WASHINGTON, May 24, 2017 - With questions swirling about whether the Trump administration will be more flexible on certain ethanol regulations than its predecessors, some in Washington are hoping for an end-around approach that would fix the matter on Capitol Hill.

Ethanol trade groups are pushing EPA Administrator Scott Pruitt to issue a waiver that would allow for the sale of fuel blended with up to 15 percent ethanol (E15) from June 1 through September 15. Currently, previous interpretation of the Clean Air Act is blocking such a waiver, but Pruitt told reporters earlier this month of a “statutory analysis that’s ongoing” that he hoped would conclude “very soon.” Pruitt added that he hoped “that we can get there – it’s just a matter of whether the statute permits it or not.”

Pruitt and the EPA have not signaled how that review process will conclude, and Growth Energy CEO Emily Skor told Agri-Pulse that she discussed the matter personally with Pruitt last week.

“Part of our conversation included that there are vulnerabilities, potentially, in how EPA could do it,” she said.
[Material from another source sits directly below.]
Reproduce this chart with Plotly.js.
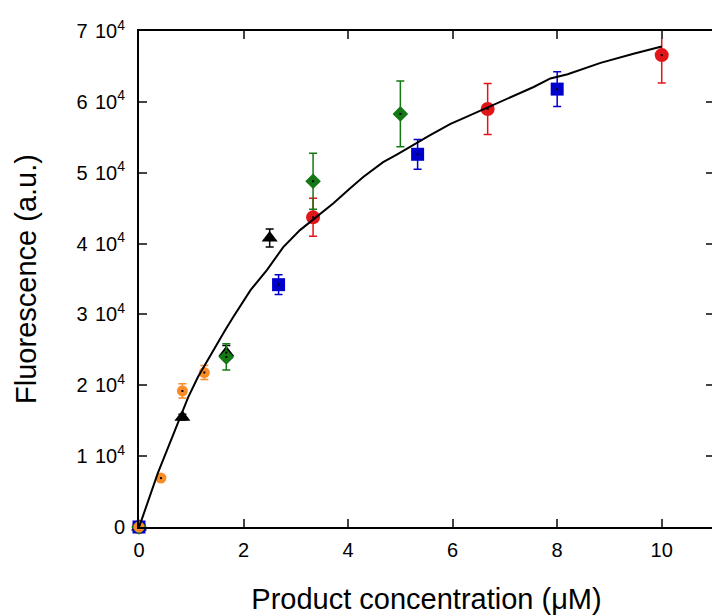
<!DOCTYPE html>
<html>
<head>
<meta charset="utf-8">
<script src="https://cdn.plot.ly/plotly-3.0.1.min.js"></script>
<style>
html,body{margin:0;padding:0;overflow:hidden;background:#fff;}
#chart{width:714px;height:615px;}
</style>
</head>
<body>
<div id="chart"></div>
<script>
// Series: product concentration (µM), fluorescence (a.u.), error
var orangeX = [0, 0.42, 0.83, 1.25];
var orangeY = [0, 6900, 19200, 21800];
var orangeE = [0, 0, 1000, 1000];

var blackX = [0, 0.83, 1.67, 2.5];
var blackY = [0, 15500, 24600, 40800];
var blackE = [0, 400, 1000, 1270];

var greenX = [0, 1.67, 3.33, 5.0];
var greenY = [0, 24000, 48800, 58300];
var greenE = [0, 1850, 3950, 4650];

var blueX = [0, 2.67, 5.33, 8.0];
var blueY = [0, 34200, 52600, 61800];
var blueE = [0, 1400, 2100, 2450];

var redX = [0, 3.33, 6.67, 10.0];
var redY = [0, 43700, 59000, 66600];
var redE = [0, 2680, 3600, 3950];

// Fitted curve
var fitX = [0, 0.05, 0.36, 0.54, 0.75, 0.94, 1.13, 1.42, 1.65, 1.80, 2.13, 2.45, 2.76, 3.08, 3.41, 3.72, 4.04, 4.29, 4.67, 4.94, 5.57, 5.96, 6.21, 6.86, 7.55, 7.87, 8.20, 8.83, 9.46, 10.0];
var fitY = [0, 1000, 7600, 10900, 14700, 18300, 21200, 25000, 27800, 29600, 33400, 36300, 39500, 41900, 43800, 45700, 47800, 49400, 51500, 52600, 55300, 56900, 57700, 59800, 62100, 63300, 63900, 65500, 66800, 67800];

var yTickVals = [0, 10000, 20000, 30000, 40000, 50000, 60000, 70000];
var yTickText = ['0', '1\u00a0\u200a10<sup>4</sup>', '2\u00a0\u200a10<sup>4</sup>', '3\u00a0\u200a10<sup>4</sup>', '4\u00a0\u200a10<sup>4</sup>', '5\u00a0\u200a10<sup>4</sup>', '6\u00a0\u200a10<sup>4</sup>', '7\u00a0\u200a10<sup>4</sup>'];
var xTickVals = [0, 2, 4, 6, 8, 10];

function series(x, y, e, color, symbol, size) {
  return {
    x: x, y: y, type: 'scatter', mode: 'markers', cliponaxis: false,
    marker: {color: color, symbol: symbol, size: size, line: {width: 0}},
    error_y: {type: 'data', array: e, visible: true, color: color, thickness: 1.5, width: 4},
    hoverinfo: 'skip', showlegend: false
  };
}

var traces = [
  series(redX, redY, redE, 'rgb(226,22,26)', 'circle', 14),
  series(blackX, blackY, blackE, '#000000', 'triangle-up', 14),
  series(blueX, blueY, blueE, 'rgb(0,0,205)', 'square', 13),
  series(greenX, greenY, greenE, 'rgb(20,120,20)', 'diamond', 12),
  series(orangeX, orangeY, orangeE, 'rgb(250,140,40)', 'circle', 11),
  {
    x: fitX, y: fitY, type: 'scatter', mode: 'lines',
    line: {color: '#000', width: 2}, hoverinfo: 'skip', showlegend: false
  },
  {
    x: [].concat(orangeX, blackX, greenX, blueX, redX),
    y: [].concat(orangeY, blackY, greenY, blueY, redY),
    type: 'scatter', mode: 'markers',
    marker: {color: '#000', symbol: 'square', size: 2},
    hoverinfo: 'skip', showlegend: false
  }
];

var font = 'Liberation Sans, Arial, sans-serif';
var layout = {
  width: 714, height: 615,
  margin: {l: 139, r: 0, t: 31, b: 88},
  paper_bgcolor: '#fff', plot_bgcolor: '#fff',
  font: {family: font, color: '#000', size: 20},
  xaxis: {
    range: [0, 11], tickvals: xTickVals, ticks: 'inside', ticklen: 8, tickwidth: 2,
    showline: true, linewidth: 2, linecolor: '#000', mirror: 'ticks',
    showgrid: false, zeroline: false, tickfont: {size: 20, family: font},
    ticklabelstandoff: 4,
    title: {text: 'Product concentration (\u03bcM)', font: {size: 29, family: font}, standoff: 29}
  },
  yaxis: {
    range: [0, 70000], tickvals: yTickVals, ticktext: yTickText, ticks: 'inside', ticklen: 8, tickwidth: 2,
    showline: true, linewidth: 2, linecolor: '#000', mirror: 'ticks',
    showgrid: false, zeroline: false, tickfont: {size: 20, family: font},
    ticklabelstandoff: 8,
    title: {text: 'Fluorescence (a.u.)', font: {size: 29, family: font}, standoff: 31}
  }
};

Plotly.newPlot('chart', traces, layout, {staticPlot: true, displayModeBar: false});
</script>
</body>
</html>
In 1990, an amendment to the Clean Air Act included waiver language for the sale of E10. That waiver was necessary because E10 had a Reid Vapor Pressure rating – a common measure of the volatility of gasoline – higher than the 9 pounds per square inch that was set as the ceiling for sale of fuel during the “high ozone season,” determined by the administrator to be between June 1 and September 15. Measured alone, ethanol and gasoline are both below that threshold, but the E10 combination rises above it.

That waiver gives a 1.0 psi exemption to E10 since that blend exceeds 9.0 psi, but ethanol industry representatives say E15 has a lower RVP than E10 because the RVP goes down as more ethanol is added. Since the waiver – [CAA § 211(h)(4)] – specifically references “fuel blends containing gasoline and 10 percent denatured anhydrous ethanol,” some are concerned that a waiver from the administration would be ripe for a challenge in the courts.


“We want, ultimately, this to be determined by Congress or EPA, but certainly not in the courts,” Skor said. “The last thing that you want is a quick fix that would leave us vulnerable to litigation down the road.”


For its part, the Renewable Fuels Association doesn’t think a legal challenge to a potential waiver would have merit. While noting in a statement to Agri-Pulse that “EPA is sued on everything they do,” RFA said the “chances of a rule on this being overturned under the Chevron standard is slim to none,” a reference to the landmark Supreme Court establishing deference to agency interpretation.


In comments submitted on the administration’s regulatory reform executive order, RFA noted that it feels the CAA amendment does in fact give EPA the authority to extend the waiver to E15. The group said the “legislative language, legislative history and congressional intent all support EPA’s extension of the RVP waiver to E15.”


Perhaps in an effort to avoid the legal ambiguity that administrative action would bring about, both Growth Energy and RFA are supportive of the Consumer and Fuel Retailer Choice Act. That bill, introduced in identical language in the House and Senate in March, would write into law language allowing for blends of 10 percent “or more,” also providing a fix for blends higher than E15.


Sources tell Agri-Pulse lawmakers have secured a commitment for a markup for the bill in the Senate at some point this summer. Since June 1 is right around the corner, the odds of a fix to the issue for the summer of 2017 are slim. But, biofuel groups say, there’s always next year.


Chris Bliley, Growth Energy’s vice president of regulatory affairs, tells Agri-Pulse that after internal conversations with their legal team, Growth Energy has “refocused on the legislative effort because it is the most thorough and complete fix and it doesn’t get into any sort of ambiguity.”


“Even if you take the administrator’s recent comments, they’re looking at it; he didn’t commit that they could do it,” Bliley said. “This becomes a real problem on June 1, and we think we’ve got real momentum with the legislation.”